Exercise requirements: Retype every line from the start of the data down to and including the line with "(stres) at (500,47)". Skip the pictures.

Collected data:
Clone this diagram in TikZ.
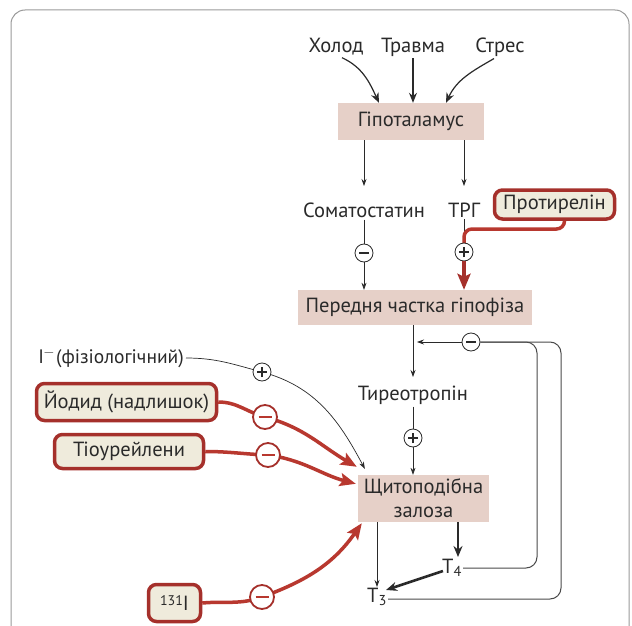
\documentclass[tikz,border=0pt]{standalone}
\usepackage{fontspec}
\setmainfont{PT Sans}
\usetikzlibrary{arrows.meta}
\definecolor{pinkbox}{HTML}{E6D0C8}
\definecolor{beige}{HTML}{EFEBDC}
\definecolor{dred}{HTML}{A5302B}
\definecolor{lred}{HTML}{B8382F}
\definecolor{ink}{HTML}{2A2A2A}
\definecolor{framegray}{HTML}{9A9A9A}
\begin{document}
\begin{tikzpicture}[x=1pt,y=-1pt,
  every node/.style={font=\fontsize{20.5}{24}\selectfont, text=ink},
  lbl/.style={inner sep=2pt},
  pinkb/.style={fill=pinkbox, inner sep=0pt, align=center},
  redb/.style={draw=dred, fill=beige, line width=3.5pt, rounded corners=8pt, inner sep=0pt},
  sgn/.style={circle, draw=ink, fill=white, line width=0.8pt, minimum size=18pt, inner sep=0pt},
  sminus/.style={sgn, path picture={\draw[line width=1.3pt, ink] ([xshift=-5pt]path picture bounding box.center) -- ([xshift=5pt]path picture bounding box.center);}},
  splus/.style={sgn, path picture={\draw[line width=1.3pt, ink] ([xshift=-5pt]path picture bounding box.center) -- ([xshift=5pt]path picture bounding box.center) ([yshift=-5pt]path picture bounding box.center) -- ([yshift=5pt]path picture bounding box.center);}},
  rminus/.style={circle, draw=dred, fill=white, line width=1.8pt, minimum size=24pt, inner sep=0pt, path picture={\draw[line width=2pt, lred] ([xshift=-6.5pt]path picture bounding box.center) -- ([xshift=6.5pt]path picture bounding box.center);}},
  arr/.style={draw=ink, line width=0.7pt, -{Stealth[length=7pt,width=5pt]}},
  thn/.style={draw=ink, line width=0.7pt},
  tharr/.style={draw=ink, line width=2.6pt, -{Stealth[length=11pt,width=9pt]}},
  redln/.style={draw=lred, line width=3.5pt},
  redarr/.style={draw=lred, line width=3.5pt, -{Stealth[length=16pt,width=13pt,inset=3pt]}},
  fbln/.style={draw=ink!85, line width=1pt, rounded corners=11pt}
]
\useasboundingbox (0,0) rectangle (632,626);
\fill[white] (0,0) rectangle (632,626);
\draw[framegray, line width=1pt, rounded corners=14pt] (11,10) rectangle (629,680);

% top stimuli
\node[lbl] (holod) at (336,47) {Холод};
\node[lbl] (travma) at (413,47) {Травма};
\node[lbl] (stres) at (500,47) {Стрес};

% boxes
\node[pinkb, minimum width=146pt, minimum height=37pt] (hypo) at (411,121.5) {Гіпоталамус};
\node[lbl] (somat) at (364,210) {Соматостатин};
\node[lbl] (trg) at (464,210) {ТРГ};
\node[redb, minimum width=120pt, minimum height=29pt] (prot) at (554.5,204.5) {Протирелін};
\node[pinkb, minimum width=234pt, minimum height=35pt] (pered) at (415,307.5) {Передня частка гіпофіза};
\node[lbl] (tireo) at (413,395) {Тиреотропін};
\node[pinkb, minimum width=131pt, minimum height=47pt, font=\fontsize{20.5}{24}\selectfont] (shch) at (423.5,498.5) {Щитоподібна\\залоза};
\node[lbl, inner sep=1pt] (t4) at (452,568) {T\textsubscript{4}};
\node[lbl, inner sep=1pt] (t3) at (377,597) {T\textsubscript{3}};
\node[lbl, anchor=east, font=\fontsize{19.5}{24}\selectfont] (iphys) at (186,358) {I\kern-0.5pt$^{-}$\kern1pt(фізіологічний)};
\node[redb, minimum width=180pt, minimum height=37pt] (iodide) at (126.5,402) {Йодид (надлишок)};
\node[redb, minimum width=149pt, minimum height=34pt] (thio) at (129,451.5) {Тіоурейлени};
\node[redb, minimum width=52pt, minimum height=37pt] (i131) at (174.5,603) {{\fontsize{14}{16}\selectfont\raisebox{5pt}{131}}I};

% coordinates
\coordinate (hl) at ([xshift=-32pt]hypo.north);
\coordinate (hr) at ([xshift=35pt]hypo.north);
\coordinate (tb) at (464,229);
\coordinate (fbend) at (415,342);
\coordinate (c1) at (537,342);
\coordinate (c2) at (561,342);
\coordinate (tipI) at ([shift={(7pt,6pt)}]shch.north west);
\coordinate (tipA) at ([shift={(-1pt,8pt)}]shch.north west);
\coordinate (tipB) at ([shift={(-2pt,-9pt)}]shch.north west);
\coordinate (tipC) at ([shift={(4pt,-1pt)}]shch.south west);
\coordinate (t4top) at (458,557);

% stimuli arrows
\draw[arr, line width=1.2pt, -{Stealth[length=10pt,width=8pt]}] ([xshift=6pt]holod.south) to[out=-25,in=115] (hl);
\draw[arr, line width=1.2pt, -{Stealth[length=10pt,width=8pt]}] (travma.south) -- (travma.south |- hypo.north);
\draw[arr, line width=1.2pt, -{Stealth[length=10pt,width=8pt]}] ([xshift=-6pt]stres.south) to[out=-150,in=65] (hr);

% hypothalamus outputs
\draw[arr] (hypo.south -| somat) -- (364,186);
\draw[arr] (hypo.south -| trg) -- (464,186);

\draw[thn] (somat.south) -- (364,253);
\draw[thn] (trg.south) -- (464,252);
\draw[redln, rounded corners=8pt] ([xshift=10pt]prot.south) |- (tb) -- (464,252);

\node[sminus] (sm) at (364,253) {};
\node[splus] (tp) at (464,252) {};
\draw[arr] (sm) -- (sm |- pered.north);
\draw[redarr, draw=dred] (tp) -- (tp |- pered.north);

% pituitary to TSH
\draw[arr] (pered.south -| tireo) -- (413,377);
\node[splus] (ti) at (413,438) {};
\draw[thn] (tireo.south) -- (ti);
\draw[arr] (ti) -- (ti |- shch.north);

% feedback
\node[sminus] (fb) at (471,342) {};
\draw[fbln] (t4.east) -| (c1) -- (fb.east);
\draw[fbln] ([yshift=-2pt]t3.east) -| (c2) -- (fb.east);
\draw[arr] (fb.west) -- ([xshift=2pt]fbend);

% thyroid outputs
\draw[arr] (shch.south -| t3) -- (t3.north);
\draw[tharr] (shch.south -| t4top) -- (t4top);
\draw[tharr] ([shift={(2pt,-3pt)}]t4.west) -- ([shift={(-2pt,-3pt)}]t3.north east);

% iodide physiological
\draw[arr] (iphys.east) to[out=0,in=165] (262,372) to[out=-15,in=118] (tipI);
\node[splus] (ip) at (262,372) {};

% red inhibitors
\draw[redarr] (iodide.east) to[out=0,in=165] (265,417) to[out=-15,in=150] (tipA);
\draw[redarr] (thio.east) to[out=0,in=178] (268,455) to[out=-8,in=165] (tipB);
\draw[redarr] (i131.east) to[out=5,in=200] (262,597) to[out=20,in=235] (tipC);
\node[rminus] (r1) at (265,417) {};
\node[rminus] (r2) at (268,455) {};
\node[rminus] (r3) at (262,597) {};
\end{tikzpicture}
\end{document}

Task output:
Clone this diagram in TikZ.
\documentclass[tikz,border=0pt]{standalone}
\usepackage{fontspec}
\setmainfont{PT Sans}
\usetikzlibrary{arrows.meta}
\definecolor{pinkbox}{HTML}{E6D0C8}
\definecolor{beige}{HTML}{EFEBDC}
\definecolor{dred}{HTML}{A5302B}
\definecolor{lred}{HTML}{B8382F}
\definecolor{ink}{HTML}{2A2A2A}
\definecolor{framegray}{HTML}{9A9A9A}
\begin{document}
\begin{tikzpicture}[x=1pt,y=-1pt,
  every node/.style={font=\fontsize{20.5}{24}\selectfont, text=ink},
  lbl/.style={inner sep=2pt},
  pinkb/.style={fill=pinkbox, inner sep=0pt, align=center},
  redb/.style={draw=dred, fill=beige, line width=3.5pt, rounded corners=8pt, inner sep=0pt},
  sgn/.style={circle, draw=ink, fill=white, line width=0.8pt, minimum size=18pt, inner sep=0pt},
  sminus/.style={sgn, path picture={\draw[line width=1.3pt, ink] ([xshift=-5pt]path picture bounding box.center) -- ([xshift=5pt]path picture bounding box.center);}},
  splus/.style={sgn, path picture={\draw[line width=1.3pt, ink] ([xshift=-5pt]path picture bounding box.center) -- ([xshift=5pt]path picture bounding box.center) ([yshift=-5pt]path picture bounding box.center) -- ([yshift=5pt]path picture bounding box.center);}},
  rminus/.style={circle, draw=dred, fill=white, line width=1.8pt, minimum size=24pt, inner sep=0pt, path picture={\draw[line width=2pt, lred] ([xshift=-6.5pt]path picture bounding box.center) -- ([xshift=6.5pt]path picture bounding box.center);}},
  arr/.style={draw=ink, line width=0.7pt, -{Stealth[length=7pt,width=5pt]}},
  thn/.style={draw=ink, line width=0.7pt},
  tharr/.style={draw=ink, line width=2.6pt, -{Stealth[length=11pt,width=9pt]}},
  redln/.style={draw=lred, line width=3.5pt},
  redarr/.style={draw=lred, line width=3.5pt, -{Stealth[length=16pt,width=13pt,inset=3pt]}},
  fbln/.style={draw=ink!85, line width=1pt, rounded corners=11pt}
]
\useasboundingbox (0,0) rectangle (632,626);
\fill[white] (0,0) rectangle (632,626);
\draw[framegray, line width=1pt, rounded corners=14pt] (11,10) rectangle (629,680);

% top stimuli
\node[lbl] (holod) at (336,47) {Холод};
\node[lbl] (travma) at (413,47) {Травма};
\node[lbl] (stres) at (500,47) {Стрес};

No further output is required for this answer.